Whittier grew up on the Massachusetts farm of his Quaker family. His first poem, published in a local paper when he was fourteen, attracted the attention of abolitionist William Lloyd Garrison, who urged the boy to pursue his education. Though the family had long suffered in poverty, Whittier managed to put himself through two years of school at the Haverhill Academy. In his twenties Whittier began editing regional newspapers. He served one term in the Massachusetts legislature (1835) and was one of the founding leaders of the antislavery Liberty Party in 1839. Throughout the 1830s, 1840s, and 1850s, he continued his newspaper work, editing several abolitionist papers in a time before the antislavery movement was generally favored in the North. At the same time, he wrote prose and poetry about his own rural region, collected in such volumes as Legends of New England (1831) and Lays of My Home (1843). Whittier's reputation received a boost in 1857, when the new Atlantic Monthly started to publish his poems and humorous tales. His long poem Snow-Bound (1866) ensured Whittier's fame and financial well-being for the remaining years of his life.

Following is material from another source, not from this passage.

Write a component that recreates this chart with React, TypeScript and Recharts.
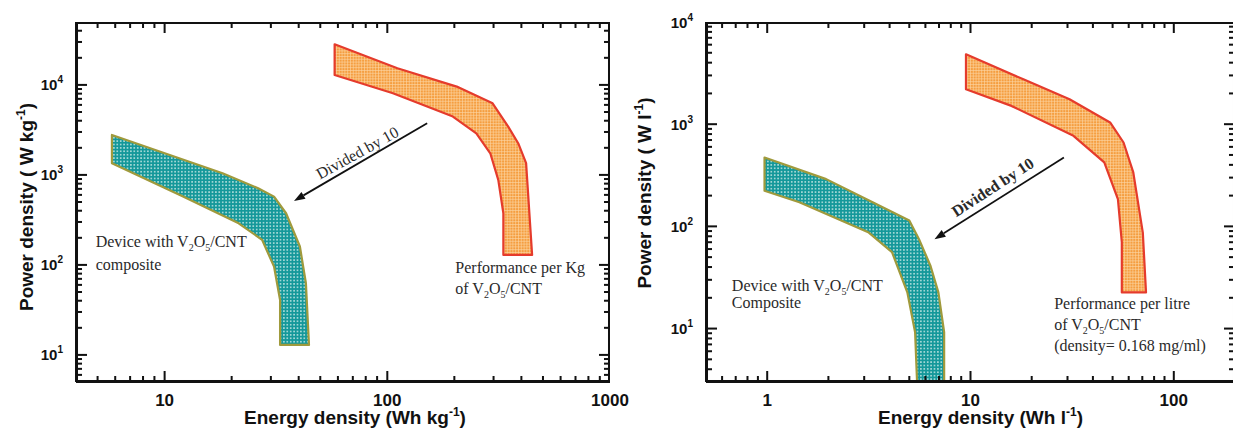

Questions for Discussion and Writing
Whittier is often looked at as (at best) a middlebrow artist, because he sought and reached a large audience of ordinary Americans. There is no question that he helped to establish poetry as a legitimate literary form in the United States. However, his poetry has a richness and complexity which might easily be overlooked.
1. For Snow-Bound: A Winter Idyl (1866), a long verse-sketch of New England family life, Whittier locks himself into rhymed tetrameters. Why? In what ways is this form appropriate to the subject? What risks does he run in staying with such prosody through nearly eight hundred lines of verse? How does Whittier achieve variety within this form?
2. This poem is about a community forced indoors and coerced into conversation, storytelling, and human relationships. At what moments does the poem show us the discovery, or rediscovery, of people whom the speaker, in milder times, has taken for granted?
3. Snow-Bound is interspersed with elegiac passages, meditations on death, loss, and the meaning of various lives. Compare these elegiac passages to Bryant's Thanatopsis or other Romantic elegies that you have read. Where does Whittier find consolation? What causes him to take heart and move beyond his grief?